ROANOKE TIMES

                         Roanoke Times
                 Copyright (c) 1995, Landmark Communications, Inc.

DATE: SUNDAY, September 5, 1993                   TAG: 9309030010
SECTION: CURRENT                    PAGE: NRV-2   EDITION: NEW RIVER VALLEY 
SOURCE: PAUL DELLINGER STAFF WRITER
DATELINE: RADFORD                                LENGTH: Medium


WYTHE DROPS OUT OF REGIONAL JAIL; PULASKI MAY, TOO

The withdrawal of Pulaski and Wythe counties from regional jail planning leaves a gaping hole in the middle of the region the proposed jail was to serve.

The Wythe County Board of Supervisors has voted formally not to take part in any further studies involving the regional jail.

The Pulaski County board has not officially withdrawn, but has not approved its share of funding for the study, either. Meanwhile, the board is making its own study to see whether it would be better off with its own jail or a regional one.

That leaves the city of Radford and counties of Giles, Floyd, Carroll and Grayson. Regional jail committee representatives from those localities agreed last week to look at proposals from five firms for getting the data required for state participation.

The state will pay half the construction costs of regional jails for which studies show a need, but only if all the preliminary work is done by March. The next round of funding is 1996, when the state's participation drops to 25 percent. The statistical data would have to be gathered all over again.

Bob Cooper of the Department of Corrections noted that Pulaski and Wythe jails account for 306 of the 359 prisoner beds in the entire region.

"And that's a lot," Cooper said. He said the loss of those localities is "not the death knell, but a big consideration" on whether the project should be continued.

"Plus there's a big vacuum. Geographically, there's a hole," said Floyd County Administrator Randy Arno. "It diminishes the economies of scale."

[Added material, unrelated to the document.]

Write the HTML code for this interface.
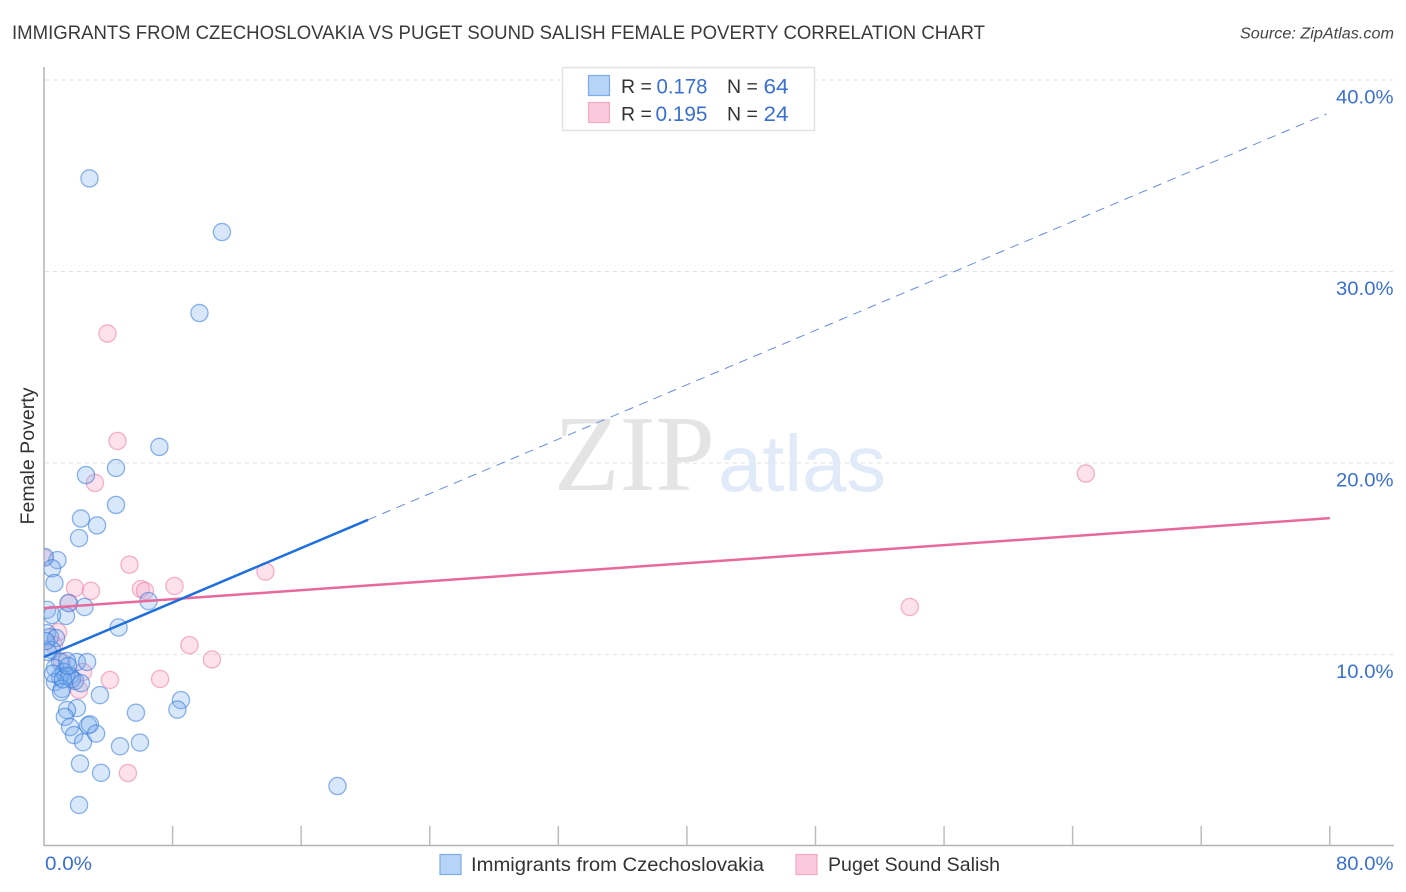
<!DOCTYPE html>
<html lang="en">
<head>
<meta charset="utf-8">
<title>Immigrants from Czechoslovakia vs Puget Sound Salish Female Poverty Correlation Chart</title>
<style>
html,body{margin:0;padding:0;background:#fff;}
svg{display:block;font-family:"Liberation Sans",sans-serif;}
</style>
</head>
<body>
<svg id="chart" xmlns="http://www.w3.org/2000/svg" width="1406" height="892" viewBox="0 0 1406 892">
  <defs><clipPath id="plot-clip"><rect x="44" y="60" width="1350" height="786"/></clipPath></defs>
  <text x="12" y="39" font-size="19.5" fill="#3a3a3a" textLength="973" lengthAdjust="spacingAndGlyphs">IMMIGRANTS FROM CZECHOSLOVAKIA VS PUGET SOUND SALISH FEMALE POVERTY CORRELATION CHART</text>
  <text x="1394" y="38.5" font-size="15.5" font-style="italic" fill="#444" text-anchor="end" textLength="154" lengthAdjust="spacingAndGlyphs">Source: ZipAtlas.com</text>
  <g id="grid"></g>
  <g>
    <text x="554" y="490" font-family="'Liberation Serif',serif" font-size="108" fill="#e4e4e4" textLength="161" lengthAdjust="spacingAndGlyphs">ZIP</text>
    <text x="718" y="491" font-size="80" fill="#e1eaf9" textLength="168" lengthAdjust="spacingAndGlyphs">atlas</text>
  </g>
  <g id="axes"></g>
  <g id="marks" clip-path="url(#plot-clip)"></g>
  <g id="lines"></g>
  <g id="tick-labels"></g>
  <text transform="translate(34,456) rotate(-90)" font-size="19" fill="#333" text-anchor="middle" textLength="137" lengthAdjust="spacingAndGlyphs">Female Poverty</text>

  <g>
    <rect x="562.5" y="67.5" width="252" height="63" fill="#fff" stroke="#e2e2e2" stroke-width="1.5"/>
    <rect x="588.5" y="75.5" width="21" height="20" fill="#b6d3f8" stroke="#7fabe6" stroke-width="1.2"/>
    <rect x="588.5" y="102.5" width="21" height="20" fill="#fbc9dc" stroke="#f3a9c4" stroke-width="1.2"/>
    <text x="621" y="93" font-size="19.5" fill="#333">R =</text>
    <text x="656.5" y="93.5" font-size="21.5" fill="#3a70d2" textLength="51" lengthAdjust="spacingAndGlyphs">0.178</text>
    <text x="727" y="93" font-size="19.5" fill="#333">N =</text>
    <text x="763.5" y="93.5" font-size="21.5" fill="#3a70d2" textLength="25" lengthAdjust="spacingAndGlyphs">64</text>
    <text x="621" y="120.5" font-size="19.5" fill="#333">R =</text>
    <text x="655.5" y="121" font-size="21.5" fill="#3a70d2" textLength="52" lengthAdjust="spacingAndGlyphs">0.195</text>
    <text x="727" y="120.5" font-size="19.5" fill="#333">N =</text>
    <text x="763.5" y="121" font-size="21.5" fill="#3a70d2" textLength="25" lengthAdjust="spacingAndGlyphs">24</text>
  </g>

  <g>
    <rect x="440" y="854.5" width="21" height="20" fill="#b6d3f8" stroke="#7fabe6" stroke-width="1.2"/>
    <text x="471" y="871" font-size="19.5" fill="#333" textLength="293" lengthAdjust="spacingAndGlyphs">Immigrants from Czechoslovakia</text>
    <rect x="796" y="854.5" width="21" height="20" fill="#fbc9dc" stroke="#f3a9c4" stroke-width="1.2"/>
    <text x="828" y="871" font-size="19.5" fill="#333" textLength="172" lengthAdjust="spacingAndGlyphs">Puget Sound Salish</text>
  </g>
</svg>
<script>
var yTickValues = [10, 20, 30, 40];
var yTickLabels = ["10.0%", "20.0%", "30.0%", "40.0%"];
var xTickValues = [0, 8, 16, 24, 32, 40, 48, 56, 64, 72, 80];
var xEndLabels = ["0.0%", "80.0%"];

var blueX = [2.83,11.07,9.67,7.18,4.48,2.61,4.48,2.30,3.30,2.18,0.84,0.06,0.50,0.65,6.50,2.52,1.52,1.37,0.19,0.50,4.64,0.19,0.37,0.75,0.50,0.25,1.00,2.05,2.68,1.43,0.68,1.24,1.62,1.93,1.00,1.37,1.74,0.68,1.12,1.06,3.48,8.52,8.30,5.72,2.05,1.43,1.30,1.62,1.87,2.43,2.74,2.86,3.24,4.73,5.97,2.24,3.55,18.26,2.18,0.56,1.18,1.50,2.30,0.12];
var blueY = [34.86,32.06,27.83,20.84,19.74,19.37,17.81,17.10,16.74,16.08,14.93,15.09,14.50,13.73,12.79,12.48,12.69,12.01,12.33,12.06,11.41,11.12,10.91,10.86,10.23,10.13,9.61,9.61,9.61,9.66,9.30,9.09,8.88,8.62,8.83,8.88,8.72,8.56,8.20,8.04,7.88,7.62,7.12,6.96,7.20,7.10,6.74,6.21,5.79,5.42,6.30,6.35,5.87,5.21,5.40,4.30,3.82,3.13,2.14,9.00,8.70,9.40,8.50,10.70];

var pinkX = [3.95,4.57,3.17,64.82,5.32,13.78,0.00,1.93,2.92,6.03,6.28,8.12,1.56,0.87,53.87,9.05,10.45,0.62,1.12,2.43,4.10,7.22,2.18,5.22];
var pinkY = [26.76,21.15,18.96,19.45,14.69,14.33,15.04,13.47,13.32,13.42,13.32,13.58,12.68,11.17,12.48,10.49,9.74,10.49,9.64,9.09,8.67,8.72,8.15,3.81];

var blueTrend = {start: 9.87, end: 38.3, solidEnd: 20.16};
var pinkTrend = {start: 12.42, end: 17.12};

var svgNS = "http://www.w3.org/2000/svg";
function xScale(v) { return 44 + v * 16.0725; }
function yScale(v) { return 846 - v * 19.15; }
function make(tag, attrs, parent) {
  var el = document.createElementNS(svgNS, tag);
  for (var k in attrs) { el.setAttribute(k, attrs[k]); }
  parent.appendChild(el);
  return el;
}
var gridG = document.getElementById("grid");
var axesG = document.getElementById("axes");
var marksG = document.getElementById("marks");
var linesG = document.getElementById("lines");
var labelsG = document.getElementById("tick-labels");

yTickValues.forEach(function (v, i) {
  var line = make("line", {x1: 45, x2: 1393, y1: yScale(v), y2: yScale(v), stroke: "#e2e2e2", "stroke-width": 1, "stroke-dasharray": "4 4"}, gridG);
  
  
  var t = make("text", {x: 1393.5, y: yScale(v) + 23.5, "font-size": 19.5, fill: "#3a70d2", "text-anchor": "end", textLength: 57.5, lengthAdjust: "spacingAndGlyphs"}, labelsG);
  t.textContent = yTickLabels[i];
  
  
});

var yAxis = make("line", {x1: 44, x2: 44, y1: 67, y2: 846, stroke: "#b4b4b4", "stroke-width": 1.5}, axesG);


var xAxis = make("line", {x1: 44, x2: 1394, y1: 845.5, y2: 845.5, stroke: "#b4b4b4", "stroke-width": 1.5}, axesG);


xTickValues.forEach(function (v) {
  if (v === 0) { return; }
  var tick = make("line", {x1: xScale(v), x2: xScale(v), y1: 826, y2: 845, stroke: "#bdbdbd", "stroke-width": 1.5}, axesG);
  
  
});
var xLeft = make("text", {x: 45, y: 870, "font-size": 19.5, fill: "#3a70d2", textLength: 47, lengthAdjust: "spacingAndGlyphs"}, labelsG);
xLeft.textContent = xEndLabels[0];


var xRight = make("text", {x: 1393.5, y: 870, "font-size": 19.5, fill: "#3a70d2", "text-anchor": "end", textLength: 57.5, lengthAdjust: "spacingAndGlyphs"}, labelsG);
xRight.textContent = xEndLabels[1];



pinkX.forEach(function (v, i) {
  var c = make("circle", {cx: xScale(v), cy: yScale(pinkY[i]), r: 8.6, fill: "rgba(248,165,195,0.32)", stroke: "rgba(236,130,170,0.6)", "stroke-width": 1.3}, marksG);
  
  
});
blueX.forEach(function (v, i) {
  var c = make("circle", {cx: xScale(v), cy: yScale(blueY[i]), r: 8.6, fill: "rgba(125,175,240,0.3)", stroke: "rgba(50,120,215,0.55)", "stroke-width": 1.3}, marksG);
  
  
});

function trendY(t, x) { return t.start + (t.end - t.start) * x / 80; }
var pinkLine = make("line", {x1: xScale(0), y1: yScale(pinkTrend.start), x2: xScale(80), y2: yScale(pinkTrend.end), stroke: "#e8699c", "stroke-width": 2.5}, linesG);


var blueSolid = make("line", {x1: xScale(0), y1: yScale(blueTrend.start), x2: xScale(blueTrend.solidEnd), y2: yScale(trendY(blueTrend, blueTrend.solidEnd)), stroke: "#1f6fdb", "stroke-width": 2.5}, linesG);


var blueDash = make("line", {x1: xScale(blueTrend.solidEnd), y1: yScale(trendY(blueTrend, blueTrend.solidEnd)), x2: xScale(79.8), y2: yScale(trendY(blueTrend, 79.8)), stroke: "#6a8bdc", "stroke-width": 1, "stroke-dasharray": "9 6.5"}, linesG);


</script>
</body>
</html>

On the other hand, Cooper said, it would also diminish the size of the jail by 200 beds, which would mean 100 fewer the state would have to pay for.

Pulaski's jail has space for 145 prisoners. Wythe has space for 61. Carroll's jail is built for 63 prisoners; Giles, 50; Grayson, 32; Radford, 30, and Floyd, 17.

Of course, all the jails have had to accommodate many more prisoners than their stated capacity, one reason the regional jail is being considered.

"Essentially, you miss the centerpiece out of it," said Dave Rundgren, executive director of the New River Valley Planning District Commission, which did an earlier study on the costs and savings through a regional jail.

"I think it's still going to come out looking pretty good," he said, even without those two major counties. "The feature that we've got to look at is cost of transportation . . . But I think those costs will still balance out."

With the participants still shifting, the location of any regional jail is far from decided. Pulaski County officials say they are worried about the costs of transporting prisoners to and from the regional jail, and the loss of local prisoners to provide labor on work-release programs.

A regional jail actually could provide more work-release labor, Rundgren said. "In essence, you have a larger pool to draw from."

Transportation, said Radford Assistant City Manager Bob Lloyd, "is the regional jail's responsibility."

But the regional jail committee is not in a position to address any of these concerns. That would be done by a jail authority, made up of representatives from the participating localities.

As for the loss of Wythe and potential loss of Pulaski, Lloyd said, "I don't really know what this means to the rest of us, except that it diminishes our numbers. It doesn't change the need."